Among the dozen or so hard-core supporters gathered Tuesday night to watch the senator take part in the Republican debate was Aaron Snodderly, a 32-year-old state employee. He’s known Cruz since 2003, when he worked on one of the former attorney’s Supreme Court cases.
“It just always stood out to me that he was always so very well spoken. He always said what I felt was in my heart,” said Snodderly. “To contrast Donald Trump, he not only says what Americans want to hear. But he’s backed it up with his actions and his votes in Washington.”
Cruz will pay a visit to Tennessee next week as part of a multi-state swing. His supporters are betting the trip will give him the boost he needs to finally challenge businessman Donald Trump.
Cruz has come to Tennessee only once as a presidential contender, but his campaign has been lining up endorsements from evangelical and tea party leaders. Organizers hope it will give him the foundation he needs to win the state.
The Tennessee campaigning comes as Cruz appears to be surging in the early-voting state of Iowa, past long-time evangelical favorite Ben Carson. Carson, a physician who’s never held elected office, has been sinking in the national polls, amid reports of campaign in-fighting and questions about his inexperience.

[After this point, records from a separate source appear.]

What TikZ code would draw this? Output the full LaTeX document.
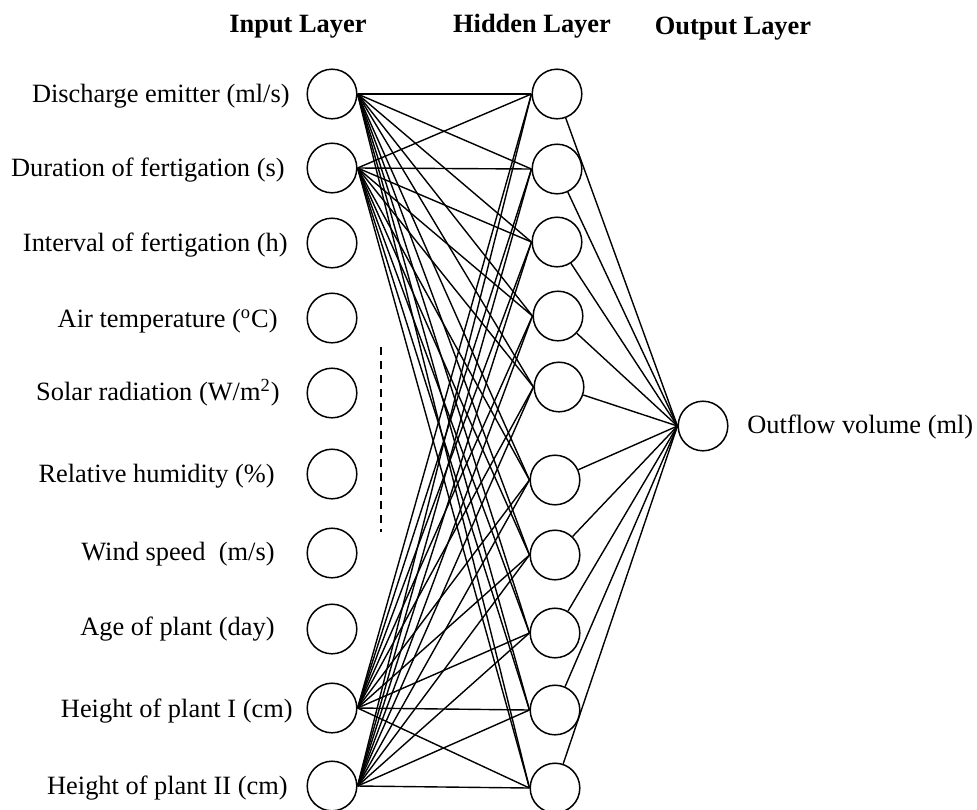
\documentclass[tikz,border=0pt]{standalone}
\usepackage{fontspec}
\setmainfont{Liberation Serif}
\begin{document}
\begin{tikzpicture}[x=0.5pt,y=-0.5pt,
  neuron/.style={circle,draw,line width=0.75pt,minimum size=24.8pt,inner sep=0pt},
  lbl/.style={anchor=base east,inner sep=0pt,font=\fontsize{13.2}{16}\selectfont},
  ttl/.style={anchor=base,inner sep=0pt,font=\fontsize{13.2}{16}\selectfont\bfseries},
  outlbl/.style={anchor=base west,inner sep=0pt,font=\fontsize{13.2}{16}\selectfont},
  conn/.style={line width=0.7pt},
  gapmark/.style={line width=0.7pt,dash pattern=on 4pt off 3pt}]
\useasboundingbox (0,0) rectangle (977,809);

% titles
\node[ttl] (tin)  at (298,32) {Input Layer};
\node[ttl] (thid) at (532,32) {Hidden Layer};
\node[ttl] (tout) at (733,34) {Output Layer};

% input neurons
\node[neuron] (i1)  at (332,94)  {};
\node[neuron] (i2)  at (332,168) {};
\node[neuron] (i3)  at (332,243) {};
\node[neuron] (i4)  at (332,318) {};
\node[neuron] (i5)  at (332,393) {};
\node[neuron] (i6)  at (332,474) {};
\node[neuron] (i7)  at (332,553) {};
\node[neuron] (i8)  at (332,629) {};
\node[neuron] (i9)  at (332,708) {};
\node[neuron] (i10) at (332,786) {};

% input labels
\node[lbl] (l1)  at (290,102) {Discharge emitter (ml/s)};
\node[lbl] (l2)  at (285,176) {Duration of fertigation (s)};
\node[lbl] (l3)  at (288,251) {Interval of fertigation (h)};
\node[lbl] (l4)  at (278,327) {Air temperature (\textsuperscript{o}C)};
\node[lbl] (l5)  at (280,400) {Solar radiation (W/m\textsuperscript{2})};
\node[lbl] (l6)  at (275,482) {Relative humidity (\%)};
\node[lbl] (l7)  at (275,560) {Wind speed\ \ (m/s)};
\node[lbl] (l8)  at (275,635) {Age of plant (day)};
\node[lbl] (l9)  at (293,717) {Height of plant I (cm)};
\node[lbl] (l10) at (288,794) {Height of plant II (cm)};

% hidden neurons
\node[neuron] (h1)  at (557,94)  {};
\node[neuron] (h2)  at (557,169) {};
\node[neuron] (h3)  at (557,242) {};
\node[neuron] (h4)  at (558,316) {};
\node[neuron] (h5)  at (559,387) {};
\node[neuron] (h6)  at (555,480) {};
\node[neuron] (h7)  at (555,555) {};
\node[neuron] (h8)  at (555,633) {};
\node[neuron] (h9)  at (555,710) {};
\node[neuron] (h10) at (555,788) {};

% output neuron
\node[neuron] (o) at (703,426) {};
\node[outlbl] (ol) at (747,433) {Outflow volume (ml)};

% dashed continuation mark
\coordinate (d1) at (381,347);
\coordinate (d2) at (381,532);
\draw[gapmark] (d1) -- (d2);

% input -> hidden
\foreach \i in {1,2,9,10}{
  \foreach \j in {1,...,10}{
    \draw[conn] (i\i.east) -- (h\j.west);
  }
}
% hidden -> output
\foreach \j in {1,...,10}{
  \draw[conn] (h\j) -- (o.west);
}
\end{tikzpicture}
\end{document}
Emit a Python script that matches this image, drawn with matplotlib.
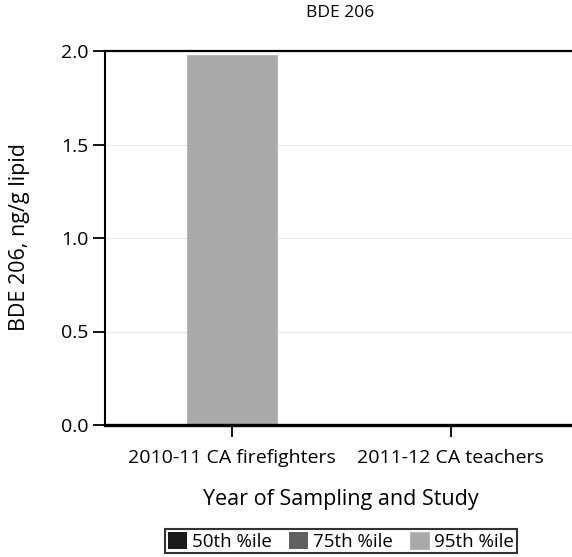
import matplotlib
matplotlib.use("Agg")
import matplotlib.pyplot as plt
import numpy as np

categories = ["2010-11 CA firefighters", "2011-12 CA teachers"]
series_names = ["50th %ile", "75th %ile", "95th %ile"]
p50 = [0.0, 0.0]
p75 = [0.0, 0.0]
p95 = [1.98, 0.0]
colors = ["#1a1a1a", "#606060", "#a9a9a9"]
yticks = [0.0, 0.5, 1.0, 1.5, 2.0]

plt.rcParams['font.family'] = ['Open Sans', 'DejaVu Sans']
fig = plt.figure(figsize=(5.72, 5.57), dpi=100)
L, T, B = 105, 51, 425
ax = fig.add_axes([L/572, 1-B/557, 1-L/572, (B-T)/557])

x = np.arange(len(categories))
w = 0.41
# drawn back to front (95th behind)
ax.bar(x, p95, w, color=colors[2], edgecolor="#b8b8b8", linewidth=0.8, label=series_names[2], zorder=2)
ax.bar(x, p75, w, color=colors[1], label=series_names[1], zorder=3)
ax.bar(x, p50, w, color=colors[0], label=series_names[0], zorder=4)

ax.set_xlim(-0.581, 1.555)
ax.set_ylim(0, 2.0)
ax.set_yticks(yticks)
ax.set_yticklabels([f"{v:.1f}" for v in yticks], fontsize=14)
ax.set_xticks(x)
ax.set_xticklabels(categories, fontsize=14)
ax.yaxis.grid(True, color="#e6e6e6", linewidth=0.8, zorder=0)
ax.set_axisbelow(True)
ax.spines['right'].set_visible(False)
ax.spines['top'].set_linewidth(1.6)
ax.spines['left'].set_linewidth(1.5)
ax.spines['bottom'].set_linewidth(2.4)
ax.tick_params(axis='y', length=8.5, width=1.3, pad=3.5)
ax.tick_params(axis='x', length=8.5, width=1.3, pad=9)

fig.text(340/572, 1-13/557, "BDE 206", ha="center", va="center", fontsize=12.5)
fig.text(20/572, 1-237/557, "BDE 206, ng/g lipid", ha="center", va="center", rotation=90, fontsize=15.5)
fig.text(341/572, 1-500/557, "Year of Sampling and Study", ha="center", va="center", fontsize=15.5)

h, l = ax.get_legend_handles_labels()
order = [2, 1, 0]
leg = fig.legend([h[i] for i in order], [l[i] for i in order], loc="upper center",
                 bbox_to_anchor=(341/572, 1-529/557), ncol=3, fontsize=13.5,
                 frameon=True, fancybox=False, handlelength=1.0, handleheight=1.0,
                 handletextpad=0.3, columnspacing=0.9, borderpad=0.15, borderaxespad=0)
leg.get_frame().set_edgecolor("black")
leg.get_frame().set_linewidth(1.5)

fig.savefig("out.png", dpi=100)
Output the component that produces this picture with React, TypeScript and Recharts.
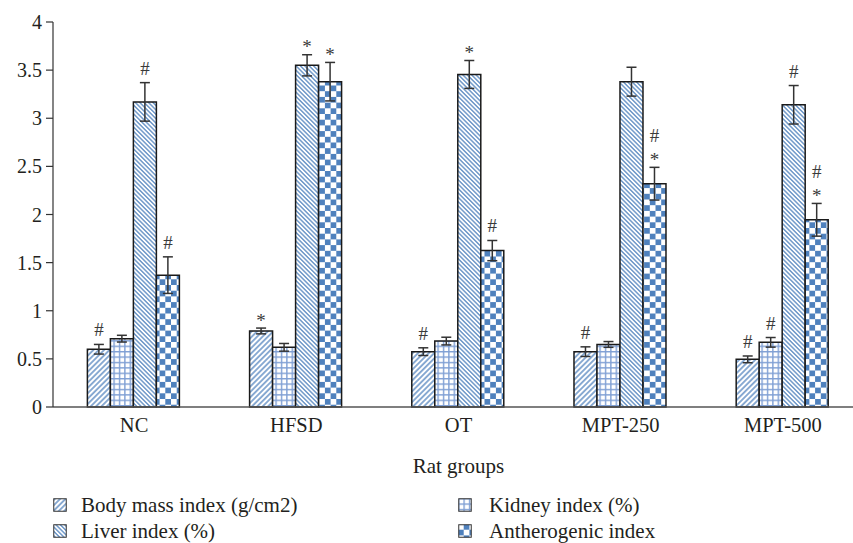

For all that, the most recent Vanderbilt poll still shows Cruz running third in Tennessee, well behind both Carson and Trump. But Ed Smith, a retired consultant and restaurant owner, isn’t worried.
“I think the shift we see in other parts of the country will happen in Tennessee, because the same dynamics are in place. Ask me that question three weeks from now, and I think we’ll see different numbers,” he said.
Smith predicts Tennesseans will eventually tire of Trump, and that will open the door for a Republican as well-organized as Cruz.